Monday, April 9, 2012

Rant: Give Me The Lesser Vintages

"Great vintages are all well and good, but harsh vintages are wines too."
--The Drops of God, vol.3

Wine regions loudly proclaim their best vintages, and in recent years, you probably have heard much acclaim for a number of different vintages. Some go so far as using extreme superlatives, such as "one of the best vintages of the century." The wine media helps to spread the word about these "great" vintages, recommending that consumers purchase wines from these vintages. You can get very jaded with all the hyperbole.

Based on this hype, wine consumers may seek out the best vintages at wine stores and restaurants, often ignoring wines which come from "lesser" vintages. You can find plenty of vintage charts, telling you which are the "best" and "worst" vintages, with the implication that you should only select the best. But I think too many people, to their detriment, are ignoring the so-called "lesser" vintages.

In my prior review of The Drops of God, vol.3, I mentioned that the topic of vintages played a significant role in the plot. In essence, the book recommended lesser vintages, even indicating that they might possess an advantage over great vintages. "The chosen few grapes that survive such harsh years have a vitality hidden deep within that the grapes of great vintages lack." Do you believe that to be true? I think there is truth within that quote, that a grape that can persevere and thrive during a harsh vintage is deserving of great respect. During a great vintage, the grapes have it easy, and don't have to work as hard to become what they need to be. I think the struggle though can lead to a greater character within the grape.

It is certainly much easier to make great wine with great grapes, so that even a less skilled wine maker can produce excellent wine in a great vintage. The true challenge of the skill of a wine maker though is during the lesser vintages. That is where experience and skill matters the most, where a master vintner must confront greater obstacles in his path to creating an excellent wine. How does he overcome the adversity? A lesser wine maker may not possess the experience to handle the difficulties of a tough vintage. So the true test of a wine maker is not the great vintages, but what he does during the lesser ones.

A wine does not have to be perfect to be compelling, interesting or desirable. "A mediocre vintage can still be augmented by an 'individuality' unique to humans and produce a wine that may be imperfect but charming, like people themselves." In a lesser vintage, a wine maker may produce less wine, but what is produced has the potential to be extremely interesting and delicious. It may also have the advantage of being much less expensive than a wine from a "great" vintage. In comparing the value of wines from different quality vintages, you may find that the lesser quality vintage provides a far better value.

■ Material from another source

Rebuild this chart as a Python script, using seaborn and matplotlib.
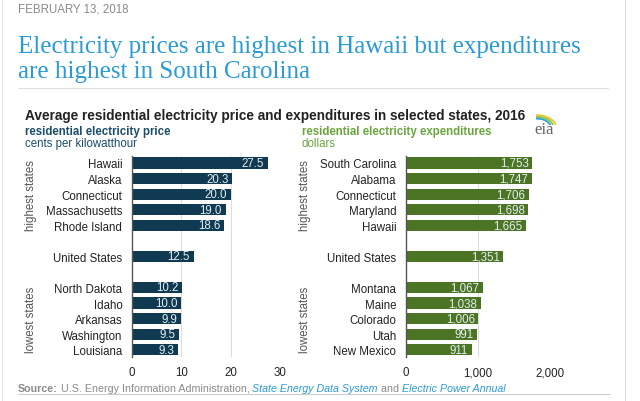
import numpy as np
import pandas as pd
import matplotlib
matplotlib.use("Agg")
import matplotlib.pyplot as plt
import seaborn as sns
from matplotlib.text import Annotation
from matplotlib.transforms import blended_transform_factory
from matplotlib.lines import Line2D

# --- data ---
price_states = ["Hawaii", "Alaska", "Connecticut", "Massachusetts", "Rhode Island",
                "United States",
                "North Dakota", "Idaho", "Arkansas", "Washington", "Louisiana"]
price_values = [27.5, 20.3, 20.0, 19.0, 18.6, 12.5, 10.2, 10.0, 9.9, 9.5, 9.3]
price_labels = ["27.5", "20.3", "20.0", "19.0", "18.6", "12.5",
                "10.2", "10.0", "9.9", "9.5", "9.3"]

exp_states = ["South Carolina", "Alabama", "Connecticut", "Maryland", "Hawaii",
              "United States",
              "Montana", "Maine", "Colorado", "Utah", "New Mexico"]
exp_values = [1753, 1747, 1706, 1698, 1665, 1351, 1067, 1038, 1006, 991, 911]
exp_labels = ["1,753", "1,747", "1,706", "1,698", "1,665", "1,351",
              "1,067", "1,038", "1,006", "991", "911"]

price_ticks = [0, 10, 20, 30]
exp_ticks = [0, 1000, 2000]
exp_ticklabels = ["0", "1,000", "2,000"]

# five highest, the US average, five lowest -> blank row between groups
group_sizes = [5, 1, 5]
pos = []
start = 0
for n in group_sizes:
    pos += list(range(start, start + n))
    start += n + 1
pos = np.array(pos, dtype=float)

sns.set_theme(style="white")
plt.rcParams["font.family"] = ["Liberation Sans", "DejaVu Sans"]

W, H = 640, 402
fig = plt.figure(figsize=(6.4, 4.02), dpi=100)


def fx(px):
    return px / W


def fy(py):
    return 1 - py / H


NAVY = "#0f3a52"
GREEN = "#4b7424"
BLUE = "#2a9bd6"
GRAY = "#8a8a8a"

# --- header texts ---
fig.text(fx(18), fy(9), "FEBRUARY 13, 2018", fontsize=8.3, color=GRAY, va="center")
fig.text(fx(18), fy(47), "Electricity prices are highest in Hawaii but expenditures",
         fontsize=18, color=BLUE, va="center", family="Liberation Serif")
fig.text(fx(18), fy(72), "are highest in South Carolina",
         fontsize=18, color=BLUE, va="center", family="Liberation Serif")
fig.add_artist(Line2D([fx(18), fx(608)], [fy(89), fy(89)], color="#dddddd", lw=0.8))

fig.text(fx(25), fy(116),
         "Average residential electricity price and expenditures in selected states, 2016",
         fontsize=9.8, fontweight="bold", color="#222222", va="center")
fig.text(fx(25), fy(132), "residential electricity price", fontsize=8.3,
         fontweight="bold", color="#1d4d6b", va="center")
fig.text(fx(25), fy(144), "cents per kilowatthour", fontsize=8.3,
         color="#1d4d6b", va="center")
fig.text(fx(302), fy(132), "residential electricity expenditures", fontsize=8.3,
         fontweight="bold", color="#6aa63e", va="center")
fig.text(fx(302), fy(144), "dollars", fontsize=8.3, color="#6aa63e", va="center")

# eia logo
fig.text(fx(544), fy(130), "eia", fontsize=12, color="#666666", ha="center",
         va="center", family="Liberation Serif")
lax = fig.add_axes([fx(536), fy(126), fx(22), 11 / H])
lax.set_axis_off()
th = np.linspace(0.08 * np.pi, 0.62 * np.pi, 30)
for r, c in zip([1.0, 0.86, 0.72], ["#f2c230", "#8cc63f", "#29a3dc"]):
    lax.plot(r * np.cos(th) - 0.15, r * np.sin(th) - 0.8, color=c, lw=1.3,
             solid_capstyle="round")
lax.set_xlim(-0.2, 0.95)
lax.set_ylim(-0.6, 0.3)

# --- panels ---
step = 15.56
ytop = 164 - 0.45 * step
ybot = ytop + 12.9 * step


def panel(left_px, width_px, states, values, labels, color, xmax, ticks, ticklabels):
    ax = fig.add_axes([fx(left_px), fy(ybot), fx(width_px), (ybot - ytop) / H])
    df = pd.DataFrame({"pos": pos, "value": values})
    sns.barplot(data=df, x="value", y="pos", orient="h", native_scale=True,
                color=color, saturation=1, width=0.72, ax=ax, edgecolor="none")
    ax.set_ylim(pos.max() + 0.45, -0.45)
    ax.set_xlim(0, xmax)
    ax.set_yticks(pos)
    ax.set_yticklabels(states)
    ax.set_xticks(ticks)
    ax.set_xticklabels(ticklabels)
    ax.set_xlabel("")
    ax.set_ylabel("")
    ax.tick_params(axis="both", length=0, labelsize=8.3, colors="#222222")
    ax.tick_params(axis="y", pad=7)
    ax.tick_params(axis="x", pad=7)
    for s in ["top", "right", "bottom"]:
        ax.spines[s].set_visible(False)
    ax.spines["left"].set_color("#555555")
    ax.spines["left"].set_linewidth(1.0)
    for t in ticks[1:]:
        ax.axvline(t, color="#dddddd", lw=0.8, zorder=0)
    for p, v, lab in zip(pos, values, labels):
        ax.text(v - xmax * 0.025, p, lab, ha="right", va="center",
                fontsize=8.3, color="#e6edf1")
    tr = blended_transform_factory(ax.transAxes, ax.transData)
    off = -101 / width_px
    ax.text(off, 2, "highest states", rotation=90, transform=tr, ha="center",
            va="center", fontsize=8.3, color="#555555")
    ax.text(off, 10, "lowest states", rotation=90, transform=tr, ha="center",
            va="center", fontsize=8.3, color="#555555")
    return ax


panel(132, 148, price_states, price_values, price_labels, NAVY, 30,
      price_ticks, [str(t) for t in price_ticks])
panel(406, 144, exp_states, exp_values, exp_labels, GREEN, 2000,
      exp_ticks, exp_ticklabels)

# --- source line ---
prev = fig.text(fx(18), fy(389), "Source:", fontsize=7.7, fontweight="bold",
                color=GRAY, va="center")
parts = [(" U.S. Energy Information Administration, ", GRAY, "normal"),
         ("State Energy Data System", BLUE, "italic"),
         (" and ", GRAY, "normal"),
         ("Electric Power Annual", BLUE, "italic")]
for txt, col, sty in parts:
    prev = fig.add_artist(Annotation(txt, xy=(1, 0), xycoords=prev, va="bottom",
                                     ha="left", fontsize=7.7, color=col, style=sty))

fig.add_artist(Line2D([fx(18), fx(610)], [fy(395), fy(395)], color="#cccccc", lw=0.8))
fig.add_artist(Line2D([fx(625), fx(625)], [0, 1], color="#dddddd", lw=0.8))
fig.add_artist(Line2D([fx(2), fx(2)], [0, 1], color="#e6e6e6", lw=0.8))

fig.savefig("out.png", dpi=100)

My point is that lesser vintages should not be dismissed out of hand. They can offer much to a wine lover, especially if the wine maker is highly skilled and experienced.

Do you tend to neglect lesser vintages? Do you feel only great vintages make worthy wines? Or do you revel in finding excellent wines from lesser vintages?


Fred Minnick said...

I think a vintage celebrates the winemaker as much as the grape. You point this out, but we also talk about the grape not the winemaker. You and I experienced this first hand on our Bordeaux trip. A winemaker will be mere acres apart, but one's tastes better than the others. Is it the microclimate of a .002 degrees that makes the difference or the winemaker's ability to blend wines? I say it's the winemaker. And for this reason, I think we should always play up the vintage. 2007, for example, crappy year for Bordeaux. Yet, I've had some special 2007s and I know it's because a winemaker mastered the best wines he had to use.

Jason Phelps said...

There definitely is some merit to this idea. It is well understood that grapes do not produce their best fruit when lavished upon. Water and pest management are key to keeping the plant healthy, but also thriving and reaching for stronger and deeper roots to draw strength from.

When the weather imposes serious challenges it is likely well made wines from those areas will have some additional potential because of the struggle.

I am looking forward to reading Drop of God Vols 1 and 2 on my upcoming vacation.